=== Dataset section ===
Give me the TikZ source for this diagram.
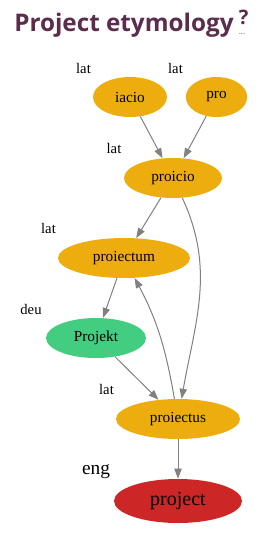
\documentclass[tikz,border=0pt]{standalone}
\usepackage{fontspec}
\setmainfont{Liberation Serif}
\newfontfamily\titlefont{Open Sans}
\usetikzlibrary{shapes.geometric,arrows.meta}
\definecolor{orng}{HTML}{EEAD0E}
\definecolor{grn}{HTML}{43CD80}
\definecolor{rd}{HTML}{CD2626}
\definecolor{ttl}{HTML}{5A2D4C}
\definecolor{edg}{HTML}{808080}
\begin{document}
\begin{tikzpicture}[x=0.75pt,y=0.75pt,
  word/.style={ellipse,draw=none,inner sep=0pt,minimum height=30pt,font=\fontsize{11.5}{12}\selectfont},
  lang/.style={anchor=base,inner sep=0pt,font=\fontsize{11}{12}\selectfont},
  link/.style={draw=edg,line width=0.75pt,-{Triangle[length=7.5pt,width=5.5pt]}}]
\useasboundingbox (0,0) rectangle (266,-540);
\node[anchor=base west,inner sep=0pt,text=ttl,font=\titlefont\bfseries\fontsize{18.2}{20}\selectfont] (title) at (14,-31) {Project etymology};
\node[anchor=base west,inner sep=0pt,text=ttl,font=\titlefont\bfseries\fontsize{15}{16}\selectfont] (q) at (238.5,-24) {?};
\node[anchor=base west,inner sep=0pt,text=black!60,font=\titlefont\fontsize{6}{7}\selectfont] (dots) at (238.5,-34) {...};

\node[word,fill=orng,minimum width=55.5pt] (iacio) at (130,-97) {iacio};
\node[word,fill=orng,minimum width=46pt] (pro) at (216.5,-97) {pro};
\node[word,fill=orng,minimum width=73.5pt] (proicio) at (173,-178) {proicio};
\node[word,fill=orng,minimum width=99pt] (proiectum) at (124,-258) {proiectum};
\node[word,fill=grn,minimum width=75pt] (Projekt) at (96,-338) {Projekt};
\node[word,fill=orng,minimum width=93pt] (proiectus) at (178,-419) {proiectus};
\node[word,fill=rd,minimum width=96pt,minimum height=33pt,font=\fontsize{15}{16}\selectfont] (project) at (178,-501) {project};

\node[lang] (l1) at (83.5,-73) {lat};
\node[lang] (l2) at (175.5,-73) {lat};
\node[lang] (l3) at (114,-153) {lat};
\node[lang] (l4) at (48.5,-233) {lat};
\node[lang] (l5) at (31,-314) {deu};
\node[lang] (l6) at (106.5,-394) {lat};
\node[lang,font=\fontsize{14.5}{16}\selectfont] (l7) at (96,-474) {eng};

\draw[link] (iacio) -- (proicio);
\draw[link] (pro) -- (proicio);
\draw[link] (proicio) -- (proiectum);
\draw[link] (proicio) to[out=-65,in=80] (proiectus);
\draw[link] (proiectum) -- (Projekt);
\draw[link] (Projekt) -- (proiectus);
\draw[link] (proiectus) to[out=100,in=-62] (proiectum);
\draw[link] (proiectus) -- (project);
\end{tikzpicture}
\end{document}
===
(Problem details) All the lines above are to be reproduced exactly, except the pictures.

(Output of the exercise)
Give me the TikZ source for this diagram.
\documentclass[tikz,border=0pt]{standalone}
\usepackage{fontspec}
\setmainfont{Liberation Serif}
\newfontfamily\titlefont{Open Sans}
\usetikzlibrary{shapes.geometric,arrows.meta}
\definecolor{orng}{HTML}{EEAD0E}
\definecolor{grn}{HTML}{43CD80}
\definecolor{rd}{HTML}{CD2626}
\definecolor{ttl}{HTML}{5A2D4C}
\definecolor{edg}{HTML}{808080}
\begin{document}
\begin{tikzpicture}[x=0.75pt,y=0.75pt,
  word/.style={ellipse,draw=none,inner sep=0pt,minimum height=30pt,font=\fontsize{11.5}{12}\selectfont},
  lang/.style={anchor=base,inner sep=0pt,font=\fontsize{11}{12}\selectfont},
  link/.style={draw=edg,line width=0.75pt,-{Triangle[length=7.5pt,width=5.5pt]}}]
\useasboundingbox (0,0) rectangle (266,-540);
\node[anchor=base west,inner sep=0pt,text=ttl,font=\titlefont\bfseries\fontsize{18.2}{20}\selectfont] (title) at (14,-31) {Project etymology};
\node[anchor=base west,inner sep=0pt,text=ttl,font=\titlefont\bfseries\fontsize{15}{16}\selectfont] (q) at (238.5,-24) {?};
\node[anchor=base west,inner sep=0pt,text=black!60,font=\titlefont\fontsize{6}{7}\selectfont] (dots) at (238.5,-34) {...};

\node[word,fill=orng,minimum width=55.5pt] (iacio) at (130,-97) {iacio};
\node[word,fill=orng,minimum width=46pt] (pro) at (216.5,-97) {pro};
\node[word,fill=orng,minimum width=73.5pt] (proicio) at (173,-178) {proicio};
\node[word,fill=orng,minimum width=99pt] (proiectum) at (124,-258) {proiectum};
\node[word,fill=grn,minimum width=75pt] (Projekt) at (96,-338) {Projekt};
\node[word,fill=orng,minimum width=93pt] (proiectus) at (178,-419) {proiectus};
\node[word,fill=rd,minimum width=96pt,minimum height=33pt,font=\fontsize{15}{16}\selectfont] (project) at (178,-501) {project};

\node[lang] (l1) at (83.5,-73) {lat};
\node[lang] (l2) at (175.5,-73) {lat};
\node[lang] (l3) at (114,-153) {lat};
\node[lang] (l4) at (48.5,-233) {lat};
\node[lang] (l5) at (31,-314) {deu};
\node[lang] (l6) at (106.5,-394) {lat};
\node[lang,font=\fontsize{14.5}{16}\selectfont] (l7) at (96,-474) {eng};

\draw[link] (iacio) -- (proicio);
\draw[link] (pro) -- (proicio);
\draw[link] (proicio) -- (proiectum);
\draw[link] (proicio) to[out=-65,in=80] (proiectus);
\draw[link] (proiectum) -- (Projekt);
\draw[link] (Projekt) -- (proiectus);
\draw[link] (proiectus) to[out=100,in=-62] (proiectum);
\draw[link] (proiectus) -- (project);
\end{tikzpicture}
\end{document}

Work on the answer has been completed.